トイレのハンドドライヤー、なぜ再開しない? 「意外な理由」があって…
トイレのハンドドライヤーは「使用中止」のまま。再開する見込みはあるのか…。
アルコール除菌、マスク、ソーシャルディスタンス──。コロナ禍で世の中のさまざまなものが変わった。トイレで手を洗った後に乾かすハンドドライヤーもその1つ。「使用中止」の紙が張られて使えなくなった。
2年経った今も再開しないのには、「ある理由」が…。
画像をもっと見る
■「使用中止」のところが多い
商業施設や飲食店のトイレに行くと、ハンドドライヤーに「使用中止」「感染拡大のため利用できません」などの紙が張られている。だが、2021年4月に日本経団連は、WHO(世界保健機関)がハンドドライヤーは感染拡大につながらないと結論を出したため、オフィスや工場で使用することを認めた。
ただ、飲食店ではいまだに使えないところが多い。ネット上では「ハンドドライヤーとコロナの関連性を考えてしまう」「ファミレスのトイレのハンドドライヤー停止いつまでやるのかな」「ハンドドライヤー使えないからか女子トイレでも手洗わない人多い」など、利用停止が続くことに疑問を抱く人の声が多数あがっている。
■全体の約3~4割
現在、ハンドドライヤーはどれくらい復旧しているのだろうか。ハンドドライヤーの製造元の1つである三菱電機 中津川製作所に話を聞いた。
「具体的な統計や調査データはありませんが、弊社では数は少ないものの、利用再開された企業や店舗の情報を独自に確認・把握することに努めております。それによると、全体のおよそ3~4割程度と想定しています。オフィスビルや工場のように特定の人が利用する業態等では半数近くが利用再開していると想定されますが、飲食店や商業施設など不特定多数が利用する業態ではせいぜい2~3割程度と考えており、まだまだ稼働が進んでおりません」(三菱電機 中津川製作所)。
■再開が進まない背景
利用再開が進まない背景を尋ねると、「ハンドドライヤーの利用に関しては、経団連をはじめ各業界団体ごとにガイドランが制定・運用されています。最近は徐々に改訂や削除により、利用再開が認められるようになりましたが、いまだに制限がかかっている業界団体等が多いです」(前出・三菱電機 中津川製作所)とのこと。

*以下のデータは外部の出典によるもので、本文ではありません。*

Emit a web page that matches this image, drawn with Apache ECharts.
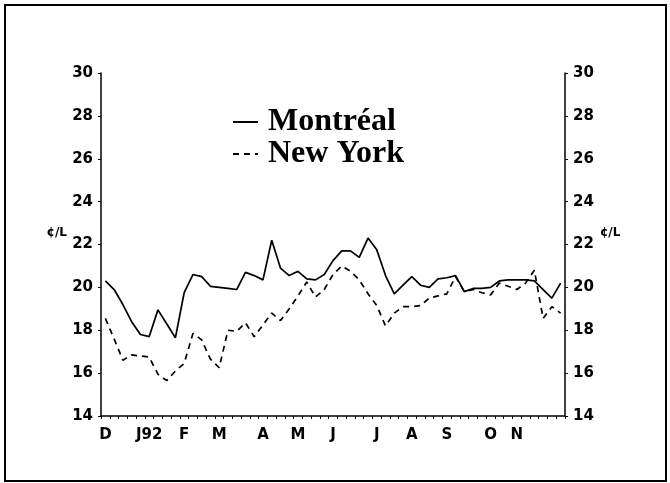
<!DOCTYPE html>
<html>
<head>
<meta charset="utf-8">
<script src="https://cdn.jsdelivr.net/npm/echarts@6/dist/echarts.min.js"></script>
<style>
html,body{margin:0;padding:0;background:#fff;}
#chart{width:670px;height:483px;}
</style>
</head>
<body>
<div id="chart"></div>
<script>
// Weekly observations, Dec 1991 - Dec 1992 (53 weeks)
const monthLabels = {0:'D',5:'J92',9:'F',13:'M',18:'A',22:'M',26:'J',31:'J',35:'A',39:'S',44:'O',47:'N'};
const weeks = Array.from({length:53}, (_, i) => monthLabels[i] || '');

const montreal = [
  20.3, 19.9, 19.2, 18.4, 17.8, 17.7, 18.95, 18.3, 17.65, 19.75,
  20.6, 20.5, 20.05, 20.0, 19.95, 19.9, 20.7, 20.55, 20.35, 22.2,
  20.9, 20.55, 20.75, 20.4, 20.35, 20.6, 21.25, 21.7, 21.7, 21.4,
  22.3, 21.75, 20.55, 19.7, 20.1, 20.5, 20.1, 20.0, 20.4, 20.45,
  20.55, 19.8, 19.95, 19.95, 20.0, 20.3, 20.35, 20.35, 20.35, 20.3,
  19.9, 19.5, 20.2
];
const newYork = [
  18.55, 17.6, 16.6, 16.85, 16.8, 16.75, 15.95, 15.65, 16.1, 16.45,
  17.85, 17.55, 16.65, 16.25, 18.0, 17.95, 18.35, 17.7, 18.25, 18.8,
  18.45, 19.0, 19.6, 20.25, 19.55, 19.9, 20.6, 21.0, 20.75, 20.35,
  19.7, 19.15, 18.2, 18.8, 19.1, 19.1, 19.15, 19.5, 19.6, 19.7,
  20.5, 19.8, 19.9, 19.75, 19.65, 20.2, 20.05, 19.9, 20.2, 20.8,
  18.55, 19.1, 18.8
];
const seriesNames = ['Montréal', 'New York'];
const unitLabel = '¢/L';
const yMin = 14, yMax = 30, yStep = 2;

const chart = echarts.init(document.getElementById('chart'), null, {renderer:'canvas'});
const labelFont = {fontFamily:'DejaVu Sans', fontWeight:'bold', fontSize:15, color:'#000'};
function yAxis(pos, gap) {
  return {
    type:'value', position:pos, min:yMin, max:yMax, interval:yStep,
    name: unitLabel, nameLocation:'middle', nameRotate:0, nameGap:gap, nameMoveOverlap:false,
    nameTextStyle:{fontFamily:'DejaVu Sans', fontWeight:'bold', fontSize:12, color:'#000', verticalAlign:'bottom', padding:[0,0,6,0]},
    axisLine:{show:true, lineStyle:{color:'#000', width:1.5}},
    axisTick:{show:true, length:3, lineStyle:{color:'#000', width:1}},
    axisLabel:Object.assign({margin:8}, labelFont),
    splitLine:{show:false}
  };
}
chart.setOption({
  animation:false,
  backgroundColor:'#fff',
  grid:{left:101, right:105, top:73, bottom:67},
  legend:{
    data:seriesNames, orient:'vertical', left:227, top:101,
    itemWidth:25, itemHeight:14, itemGap:0,
    itemStyle:{opacity:0},
    textStyle:{fontFamily:'Liberation Serif', fontWeight:'bold', fontSize:32, color:'#000', padding:[0,0,0,5]}
  },
  xAxis:{
    type:'category', data:weeks, boundaryGap:true,
    axisLine:{show:true, lineStyle:{color:'#000', width:1.5}},
    axisTick:{show:true, interval:0, length:3, lineStyle:{color:'#000', width:1}},
    axisLabel:Object.assign({interval:0, margin:12}, labelFont),
    splitLine:{show:false}
  },
  yAxis:[yAxis('left', 34), yAxis('right', 35)],
  series:[
    {name:seriesNames[0], type:'line', data:montreal, symbol:'none',
     lineStyle:{color:'#000', width:1.7, type:'solid'}, itemStyle:{color:'#000'}},
    {name:seriesNames[1], type:'line', data:newYork, symbol:'none',
     lineStyle:{color:'#000', width:1.7, type:[6,5]}, itemStyle:{color:'#000'}}
  ],
  graphic:[{
    type:'rect', shape:{x:5, y:5, width:661, height:476},
    style:{fill:'none', stroke:'#000', lineWidth:2}, silent:true
  }]
});
</script>
</body>
</html>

経団連が問題ないと判断しても、各業界に対応が委ねられているため、一気に利用再開とはならないのだ。それだけ、ハンドドライヤーの利用に慎重な姿勢を崩さないところが多いのだろう。
■再稼働を肯定する声も…
今後、再開する可能性はあるのだろうか。「再稼働の動きはまだまだ完全ではありませんが、昨年度の後半から変化が見受けられます。特に、今年になってから徐々に再稼働に対する肯定的な意見、捉え方が増えてきているように感じられます。弊社でも、一般企業から稼働や利用再開にあたっての注意点・留意事項などについて問合せを受ける機会が増えております」(前出・三菱電機 中津川製作所)。
前出の三菱電機 中津川製作所はコロナとハンドドライヤーの関連性をこう強調する。「ハンドドライヤーは室内空気を搬送しているだけで、感染者の飛沫そのもの(くしゃみ、咳、つば等)を直接飛散させるものではないため、ハンドドライヤーの使用がその他の乾燥手段に比べて感染リスクを高める要因になるとは考えておりません。当社の『ジェットタオル』をはじめ、一般的なハンドドライヤーは非接触式であり、定期的に本体の清掃をし、普通に手を洗い、お使いいただければ使用上の問題はないと考えております」(前出・三菱電機 中津川製作所)。
以前のように気兼ねなくハンドドライヤーが使える日が来るのを祈るばかりだ。